Here is a scientific view on Santa for the evidence based fans!


Commenting area

  1. Hi and thanks!

    Yes this is the year I move on from AA. Its been good to have the support of others who wish to give up drinking, but in honesty that is about all I got from it. I have read and re-read the steps and frankly some of them help a bit and some of it doesnt help at all. I have had four sponsors and whilst I didnt drink they all seemed like pyramid selling to me – spouting what they were lemming like enough to spout. I have done three meetings a week, service and put up with people telling me to get on my knees and pray. I have been told that if I “want what they have got” then I should read chapter 5 of the big book and stop asking questions. The last meeting I went to a week before Christmas had an “old timer” (35 years “sobriety” – clearly AA doesn’t work if you need to keep going for 35 years and be as bonkers as this guy) tell me that unless I did it the big book way – his way – then I should not come back….so I wont bother!
    I have had three years now not drinking from a previous chronic addiction of a bottle of spirits a day. As I say, being with others helped, but time to move on. Thank you AA for what you did but I cant cope with more tub thumping big book fundamentalism any more!
    Great stuff on here and I am glad I have the strength these days to go through the festive period and simply choose to not take alcohol. This has been a tough journey and I only wish this type of site was available to me three years ago…..but hey, glad it is now and its time for me to move on and look forward to reading all the things here during 2015. Well done to this site and very best wishes to all who face up to sorting out life without addiction. My advice is to use the method that works for you and keep open minded about everything and wiht that, I wish you all very well for 2015.

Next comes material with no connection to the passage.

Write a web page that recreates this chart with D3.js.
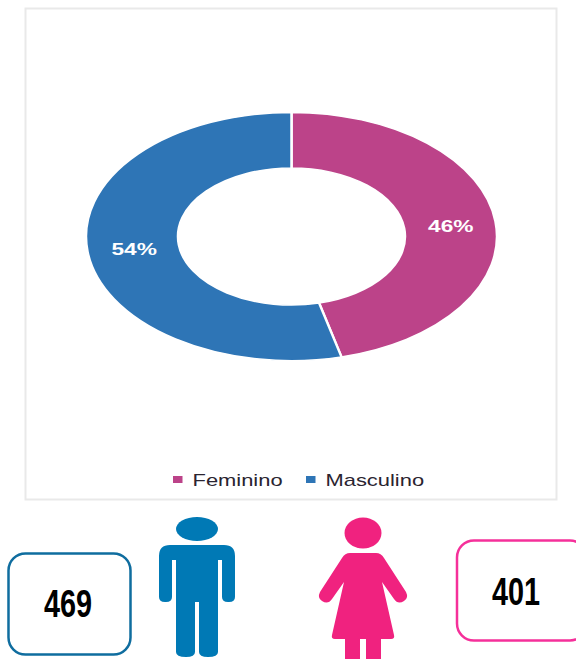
<!DOCTYPE html>
<html lang="en">
<head>
<meta charset="UTF-8">
<title>Feminino / Masculino</title>
<script src="https://cdn.jsdelivr.net/npm/d3@7"></script>
<style>
  html, body { margin: 0; padding: 0; background: #fff; }
  svg { display: block; }
  text { font-family: "Liberation Sans", Arial, sans-serif; }
</style>
</head>
<body>
<svg id="chart" width="576" height="659"></svg>
<script>
// dados
var categories = ["Feminino", "Masculino"];
var counts = [401, 469];
var percentLabels = ["46%", "54%"];
var colors = ["#bc4389", "#2e75b6"];

var svg = d3.select("#chart");

// moldura do grafico
svg.append("rect")
    .attr("x", 25.5).attr("y", 8.5)
    .attr("width", 531).attr("height", 491)
    .attr("fill", "#fff")
    .attr("stroke", "#e9e9e9")
    .attr("stroke-width", 2);

// rosca achatada: o original foi esticado na horizontal
var cx = 291.5, cy = 236.5, rOuter = 205.5, rInner = 113.5, squash = 0.604;

var pie = d3.pie().sort(null)(counts);
var arc = d3.arc().innerRadius(rInner).outerRadius(rOuter);

var donut = svg.append("g")
    .attr("transform", "translate(" + cx + "," + cy + ") scale(1," + squash + ")");

donut.selectAll("path")
    .data(pie)
    .enter()
    .append("path")
    .attr("d", arc)
    .attr("fill", (d, i) => colors[i])
    .attr("stroke", "#fff")
    .attr("stroke-width", 2.5);

svg.selectAll(".pct")
    .data(pie)
    .enter()
    .append("text")
    .attr("class", "pct")
    .attr("transform", function (d) {
        var c = arc.centroid(d);
        return "translate(" + (cx + c[0] + 1) + "," + (cy + c[1] * squash + 7) + ") scale(1.42,1)";
    })
    .attr("text-anchor", "middle")
    .attr("font-size", 16)
    .attr("font-weight", "bold")
    .attr("fill", "#fff")
    .text((d, i) => percentLabels[i]);

// legenda
var legendX = d3.scaleOrdinal().domain(categories).range([173, 306]);

var legend = svg.selectAll(".legend")
    .data(categories)
    .enter()
    .append("g")
    .attr("class", "legend")
    .attr("transform", d => "translate(" + legendX(d) + ",486)");

legend.append("rect")
    .attr("x", 0).attr("y", -10)
    .attr("width", 9.5).attr("height", 7)
    .attr("fill", (d, i) => colors[i]);

legend.append("text")
    .attr("transform", "translate(19.5,0) scale(1.37,1)")
    .attr("font-size", 16)
    .attr("fill", "#2a2430")
    .text(d => d);

// caixas com os totais
function countBox(x, y, w, h, stroke, value, textX, baseline) {
    svg.append("rect")
        .attr("x", x).attr("y", y)
        .attr("width", w).attr("height", h)
        .attr("rx", 17)
        .attr("fill", "#fff")
        .attr("stroke", stroke)
        .attr("stroke-width", 2.5);
    svg.append("text")
        .attr("transform", "translate(" + textX + "," + baseline + ") scale(0.74,1)")
        .attr("text-anchor", "middle")
        .attr("font-size", 39)
        .attr("font-weight", "bold")
        .attr("fill", "#000")
        .text(value);
}
countBox(8.5, 553.5, 122, 101, "#0f6d9f", counts[1], 68, 617);
countBox(457, 540.5, 130, 100, "#f5309a", counts[0], 516, 605);

// boneco masculino
var man = svg.append("g").attr("fill", "#0079b5");
man.append("ellipse")
    .attr("cx", 197).attr("cy", 529)
    .attr("rx", 21).attr("ry", 12);
man.append("path")
    .attr("d", "M170,545 H224 Q235,545 235,556 V597 Q235,602 229,602 H228 Q222,602 222,597 V560 H218 V652 Q218,657 208,657 Q199,657 199,652 V602 H195 V652 Q195,657 186,657 Q176,657 176,652 V560 H172 V597 Q172,602 166,602 H165 Q159,602 159,597 V556 Q159,545 170,545 Z");

// boneco feminino
var woman = svg.append("g").attr("fill", "#f0227f");
woman.append("ellipse")
    .attr("cx", 363).attr("cy", 533)
    .attr("rx", 18.5).attr("ry", 15.5);
woman.append("path")
    .attr("d", "M350,553 H376 Q381,553 384,558 L406,592 Q409,598 404,601 Q398,605 394,599 L382,582 L394,635 Q395,639 391,639 H381 V659 H366 V639 H360 V659 H345 V639 H335 Q331,639 332,635 L344,582 L332,599 Q328,605 322,601 Q317,598 320,592 L342,558 Q345,553 350,553 Z");
</script>
</body>
</html>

    • Thanks for your comment, i agree that the big book thumping and blind belief in chapter 5 can really get on your nerves after a while. I am not religious at all so was not fully taken in by some of the stuff that is repeated parrot fashion day after day, meeting after meetiung. I still think AA has a use in the recovery world, despite being out of date, because of the number of meetings that it provides which give people some place to go. A few people are badly affected by it, and they often come from a religious background and actually seem to sit in meetings waiting for a miracle which sadly does not happen.
      I think it is a good idea to at least look at other recovery solutions, as they may contain things that are helpful, and keep an open mind about recovery. I think quite a few people simply move oin from AA after a few years when they have got some sober time and life has settled down. If they have been fully engaged in recovery and have changed things and dealt with underlying issues then they can grow with some independance.
      Good luck in the future and I’m glad you found this site helpful.